A los nuevos, la primera vez los vi en lontananza: dos calvos cogidos por la cintura, salpicando de besos en la boca cada uno de sus pasos. En ese primer momento pensé, con repugnancia, en todos los extravíos que traía al pueblo el demonio de la piscifactoría. Luego, cuando los raíles nos situaron en andenes paralelos, el asco se transformó en sorpresa, la sorpresa en vergüenza. Ninguno de los dos tenía pelo: ni él, ni ella. Unos pendientes de perla, la blusa entallada, las uñas de los pies y los labios pintados, restauraban una feminidad que le había hurtado la quimioterapia.
A partir de esa mañana, observarlos se convirtió en un entretenimiento para soportar el hastío de mis paseos cojos. El devenir de los días me permitió examinar la delicadeza con la que él la iba alojando en sus brazos, el mimo con el que se apresuraba a levantarla de la arena cuando se cansaban de estar sentados. No me contenté con sentir envidia y desviar la mirada. Fui inventando una biografía para cada uno de ellos: novios ya en la facultad (él estudiaba farmacia, ella lo esperaba a las puertas de Magisterio), los vi aturdidos y felices en su pronto matrimonio, dichosos en el nacimiento de la hija que ahora los telefoneaba, diariamente, para preguntar por ese otro salitre que corroe las entrañas.
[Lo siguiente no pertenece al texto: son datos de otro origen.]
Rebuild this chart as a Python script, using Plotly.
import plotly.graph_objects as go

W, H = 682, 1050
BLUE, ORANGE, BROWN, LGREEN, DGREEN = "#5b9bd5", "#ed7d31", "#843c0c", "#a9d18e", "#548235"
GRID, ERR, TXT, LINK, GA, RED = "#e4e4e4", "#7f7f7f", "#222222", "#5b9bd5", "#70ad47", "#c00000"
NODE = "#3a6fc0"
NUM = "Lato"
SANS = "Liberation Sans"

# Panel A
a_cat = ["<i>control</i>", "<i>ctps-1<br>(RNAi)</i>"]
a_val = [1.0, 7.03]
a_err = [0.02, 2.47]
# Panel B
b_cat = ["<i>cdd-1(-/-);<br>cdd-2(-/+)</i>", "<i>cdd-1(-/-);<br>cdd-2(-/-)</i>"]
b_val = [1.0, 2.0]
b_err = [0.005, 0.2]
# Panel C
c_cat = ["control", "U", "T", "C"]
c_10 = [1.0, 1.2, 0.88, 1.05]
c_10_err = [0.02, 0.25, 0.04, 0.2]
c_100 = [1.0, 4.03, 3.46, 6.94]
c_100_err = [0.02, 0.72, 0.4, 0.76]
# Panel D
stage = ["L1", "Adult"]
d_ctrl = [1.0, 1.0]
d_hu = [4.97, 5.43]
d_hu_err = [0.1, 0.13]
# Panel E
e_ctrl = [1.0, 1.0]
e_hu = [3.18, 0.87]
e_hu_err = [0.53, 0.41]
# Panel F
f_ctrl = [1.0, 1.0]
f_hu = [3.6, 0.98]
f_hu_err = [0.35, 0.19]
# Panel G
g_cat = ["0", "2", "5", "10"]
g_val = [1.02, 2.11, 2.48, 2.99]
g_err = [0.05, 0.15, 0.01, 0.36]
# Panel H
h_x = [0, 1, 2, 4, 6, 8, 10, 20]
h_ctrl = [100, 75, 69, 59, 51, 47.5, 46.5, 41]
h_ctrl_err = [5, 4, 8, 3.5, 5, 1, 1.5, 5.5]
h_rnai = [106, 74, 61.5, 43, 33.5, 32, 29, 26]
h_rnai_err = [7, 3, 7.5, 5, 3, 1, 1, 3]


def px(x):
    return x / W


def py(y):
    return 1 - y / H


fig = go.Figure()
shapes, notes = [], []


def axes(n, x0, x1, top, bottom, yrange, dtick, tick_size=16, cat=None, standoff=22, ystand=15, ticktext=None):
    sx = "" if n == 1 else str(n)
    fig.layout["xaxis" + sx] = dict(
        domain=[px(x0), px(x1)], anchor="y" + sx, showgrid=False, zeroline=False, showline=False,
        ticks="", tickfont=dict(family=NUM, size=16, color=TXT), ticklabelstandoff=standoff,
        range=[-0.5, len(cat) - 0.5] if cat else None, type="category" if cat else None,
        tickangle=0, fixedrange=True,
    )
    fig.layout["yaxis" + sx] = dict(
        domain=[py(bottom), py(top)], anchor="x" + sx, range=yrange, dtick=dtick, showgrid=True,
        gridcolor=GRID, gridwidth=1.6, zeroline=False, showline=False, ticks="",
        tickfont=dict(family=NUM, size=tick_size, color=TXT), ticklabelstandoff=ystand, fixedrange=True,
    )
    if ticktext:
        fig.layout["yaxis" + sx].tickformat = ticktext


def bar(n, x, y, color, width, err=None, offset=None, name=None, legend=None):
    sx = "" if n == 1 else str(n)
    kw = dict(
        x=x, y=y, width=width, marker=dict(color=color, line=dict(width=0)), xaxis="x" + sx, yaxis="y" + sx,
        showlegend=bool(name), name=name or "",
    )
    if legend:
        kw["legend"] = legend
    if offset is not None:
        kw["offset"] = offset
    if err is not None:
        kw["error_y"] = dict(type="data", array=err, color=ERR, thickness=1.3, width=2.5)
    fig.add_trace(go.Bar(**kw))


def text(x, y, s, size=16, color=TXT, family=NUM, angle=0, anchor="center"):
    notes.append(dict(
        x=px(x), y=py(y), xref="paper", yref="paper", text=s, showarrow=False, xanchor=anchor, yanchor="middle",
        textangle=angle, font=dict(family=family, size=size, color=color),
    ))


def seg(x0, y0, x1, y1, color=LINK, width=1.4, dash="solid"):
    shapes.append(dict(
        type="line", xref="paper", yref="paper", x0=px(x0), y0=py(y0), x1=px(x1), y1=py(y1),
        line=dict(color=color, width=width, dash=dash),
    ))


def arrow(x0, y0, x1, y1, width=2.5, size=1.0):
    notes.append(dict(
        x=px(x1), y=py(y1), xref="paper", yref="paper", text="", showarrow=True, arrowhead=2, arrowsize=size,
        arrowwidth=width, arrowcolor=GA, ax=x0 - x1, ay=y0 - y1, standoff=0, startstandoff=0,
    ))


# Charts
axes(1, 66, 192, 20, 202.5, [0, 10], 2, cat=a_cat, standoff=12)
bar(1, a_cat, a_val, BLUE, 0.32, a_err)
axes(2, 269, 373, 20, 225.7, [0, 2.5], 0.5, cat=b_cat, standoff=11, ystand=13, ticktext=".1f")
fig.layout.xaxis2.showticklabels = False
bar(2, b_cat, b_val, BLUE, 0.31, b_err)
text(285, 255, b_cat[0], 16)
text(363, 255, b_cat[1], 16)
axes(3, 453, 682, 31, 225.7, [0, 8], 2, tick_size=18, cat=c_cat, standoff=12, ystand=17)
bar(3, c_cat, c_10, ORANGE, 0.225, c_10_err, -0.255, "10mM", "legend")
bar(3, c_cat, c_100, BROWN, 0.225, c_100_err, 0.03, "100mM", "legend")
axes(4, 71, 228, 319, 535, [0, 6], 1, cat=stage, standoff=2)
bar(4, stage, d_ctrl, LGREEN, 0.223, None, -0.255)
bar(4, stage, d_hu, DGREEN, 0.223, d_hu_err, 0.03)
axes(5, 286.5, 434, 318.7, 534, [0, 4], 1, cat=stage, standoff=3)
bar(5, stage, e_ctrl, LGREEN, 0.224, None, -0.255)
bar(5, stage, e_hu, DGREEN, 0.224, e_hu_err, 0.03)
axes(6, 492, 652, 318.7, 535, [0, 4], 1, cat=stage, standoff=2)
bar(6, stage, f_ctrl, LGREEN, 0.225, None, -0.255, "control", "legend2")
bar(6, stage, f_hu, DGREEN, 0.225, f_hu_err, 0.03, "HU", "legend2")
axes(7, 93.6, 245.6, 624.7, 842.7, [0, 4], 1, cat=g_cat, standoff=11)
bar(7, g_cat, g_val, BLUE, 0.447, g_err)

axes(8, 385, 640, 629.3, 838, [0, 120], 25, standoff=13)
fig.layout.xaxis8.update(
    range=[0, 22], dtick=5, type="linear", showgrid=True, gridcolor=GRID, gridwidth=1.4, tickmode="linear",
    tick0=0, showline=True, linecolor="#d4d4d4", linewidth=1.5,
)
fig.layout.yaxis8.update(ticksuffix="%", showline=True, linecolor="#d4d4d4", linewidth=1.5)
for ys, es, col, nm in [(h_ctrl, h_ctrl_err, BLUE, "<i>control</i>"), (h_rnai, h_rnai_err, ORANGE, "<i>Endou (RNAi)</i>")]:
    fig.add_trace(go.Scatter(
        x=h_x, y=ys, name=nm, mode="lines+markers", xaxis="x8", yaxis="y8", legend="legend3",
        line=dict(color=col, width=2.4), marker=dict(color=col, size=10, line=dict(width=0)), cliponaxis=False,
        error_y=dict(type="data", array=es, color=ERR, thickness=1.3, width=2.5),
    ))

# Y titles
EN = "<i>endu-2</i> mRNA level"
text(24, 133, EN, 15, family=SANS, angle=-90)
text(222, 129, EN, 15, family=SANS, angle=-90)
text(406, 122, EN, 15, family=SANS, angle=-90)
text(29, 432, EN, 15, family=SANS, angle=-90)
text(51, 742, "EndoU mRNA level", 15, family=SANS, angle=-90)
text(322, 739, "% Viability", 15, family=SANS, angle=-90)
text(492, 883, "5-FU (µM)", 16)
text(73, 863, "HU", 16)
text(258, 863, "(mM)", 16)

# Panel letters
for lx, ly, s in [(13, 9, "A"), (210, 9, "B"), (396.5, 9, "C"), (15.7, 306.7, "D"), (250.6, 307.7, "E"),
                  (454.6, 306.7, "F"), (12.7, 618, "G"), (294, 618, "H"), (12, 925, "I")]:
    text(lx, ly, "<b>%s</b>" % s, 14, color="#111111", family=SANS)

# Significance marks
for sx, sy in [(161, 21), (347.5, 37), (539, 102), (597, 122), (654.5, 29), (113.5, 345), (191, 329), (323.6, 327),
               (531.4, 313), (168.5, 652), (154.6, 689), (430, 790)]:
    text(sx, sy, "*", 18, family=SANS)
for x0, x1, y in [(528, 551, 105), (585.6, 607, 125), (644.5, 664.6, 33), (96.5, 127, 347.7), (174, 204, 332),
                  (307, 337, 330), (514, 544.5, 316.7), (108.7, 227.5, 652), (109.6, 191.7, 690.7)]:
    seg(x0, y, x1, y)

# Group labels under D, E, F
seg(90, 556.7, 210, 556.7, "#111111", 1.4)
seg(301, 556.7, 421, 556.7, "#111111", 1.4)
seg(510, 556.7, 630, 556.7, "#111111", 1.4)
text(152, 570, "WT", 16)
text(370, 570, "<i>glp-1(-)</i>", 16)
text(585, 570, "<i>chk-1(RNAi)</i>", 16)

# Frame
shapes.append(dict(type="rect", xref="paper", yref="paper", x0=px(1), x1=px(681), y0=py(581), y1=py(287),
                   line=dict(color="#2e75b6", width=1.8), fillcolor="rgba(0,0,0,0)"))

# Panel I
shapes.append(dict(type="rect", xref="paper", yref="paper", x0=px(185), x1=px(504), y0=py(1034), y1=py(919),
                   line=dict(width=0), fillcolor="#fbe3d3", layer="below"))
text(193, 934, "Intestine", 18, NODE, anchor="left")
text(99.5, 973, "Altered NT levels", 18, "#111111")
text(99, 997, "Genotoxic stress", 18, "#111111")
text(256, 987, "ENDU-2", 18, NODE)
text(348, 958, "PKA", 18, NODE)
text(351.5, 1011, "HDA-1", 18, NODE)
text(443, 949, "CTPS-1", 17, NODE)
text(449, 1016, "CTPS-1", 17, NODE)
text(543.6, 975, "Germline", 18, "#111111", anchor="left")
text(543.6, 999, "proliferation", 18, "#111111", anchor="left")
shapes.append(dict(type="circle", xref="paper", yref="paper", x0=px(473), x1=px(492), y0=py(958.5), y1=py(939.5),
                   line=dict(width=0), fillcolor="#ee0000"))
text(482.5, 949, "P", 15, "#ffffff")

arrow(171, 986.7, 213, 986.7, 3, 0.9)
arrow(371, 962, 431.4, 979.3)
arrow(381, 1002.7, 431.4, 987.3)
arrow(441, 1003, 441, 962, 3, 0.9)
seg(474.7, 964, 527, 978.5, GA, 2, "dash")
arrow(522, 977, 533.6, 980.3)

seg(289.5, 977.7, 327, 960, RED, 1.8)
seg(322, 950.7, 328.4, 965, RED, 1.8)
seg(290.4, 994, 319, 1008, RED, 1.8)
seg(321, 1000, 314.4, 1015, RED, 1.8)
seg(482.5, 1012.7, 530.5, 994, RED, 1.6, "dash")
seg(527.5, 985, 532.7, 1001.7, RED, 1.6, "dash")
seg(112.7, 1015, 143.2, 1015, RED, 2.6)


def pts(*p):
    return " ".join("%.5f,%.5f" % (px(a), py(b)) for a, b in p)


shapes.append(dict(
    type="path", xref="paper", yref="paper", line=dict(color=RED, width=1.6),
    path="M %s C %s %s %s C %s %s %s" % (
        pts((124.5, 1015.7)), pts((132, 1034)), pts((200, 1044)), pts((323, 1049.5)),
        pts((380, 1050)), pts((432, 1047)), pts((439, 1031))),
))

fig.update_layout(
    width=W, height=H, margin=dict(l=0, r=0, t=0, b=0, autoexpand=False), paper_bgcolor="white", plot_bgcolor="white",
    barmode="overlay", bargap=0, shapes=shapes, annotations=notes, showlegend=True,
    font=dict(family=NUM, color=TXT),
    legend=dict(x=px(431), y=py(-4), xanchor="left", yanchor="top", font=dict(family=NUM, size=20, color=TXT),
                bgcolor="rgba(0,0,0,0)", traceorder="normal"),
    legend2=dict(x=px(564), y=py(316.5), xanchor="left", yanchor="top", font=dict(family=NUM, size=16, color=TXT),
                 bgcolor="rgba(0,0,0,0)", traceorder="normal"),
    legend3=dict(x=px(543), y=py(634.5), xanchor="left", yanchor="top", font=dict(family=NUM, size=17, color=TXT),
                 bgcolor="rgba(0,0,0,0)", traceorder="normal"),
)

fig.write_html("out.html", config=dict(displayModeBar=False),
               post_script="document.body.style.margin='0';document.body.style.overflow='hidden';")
Desaparecieron del arenal cuando las nubes se encapotaron para anunciar la primera tormenta de verano. No me conformó la obviedad: decirme que nada se puede hacer en un pueblo como éste con los pies mojados. Imaginé un agravamiento, un regreso precipitado al hospital, una evolución clínica tripulada por la metástasis. Por eso, ahora cierro los ojos, entro en la habitación sin llamar y ocupo su cama. Elijo su piel: es mejor la vida aquí, tomada de la mano del hombre que siempre te quiso, de la hija a la que has parido, que no allí, en la orilla, arrastrando estas piernas que a ningún lado me llevan, sola, desamparada, asustada como el alevín de rodaballo que, ante el ruido de mis pasos, huye de la libertad en busca del abrigo de su jaula.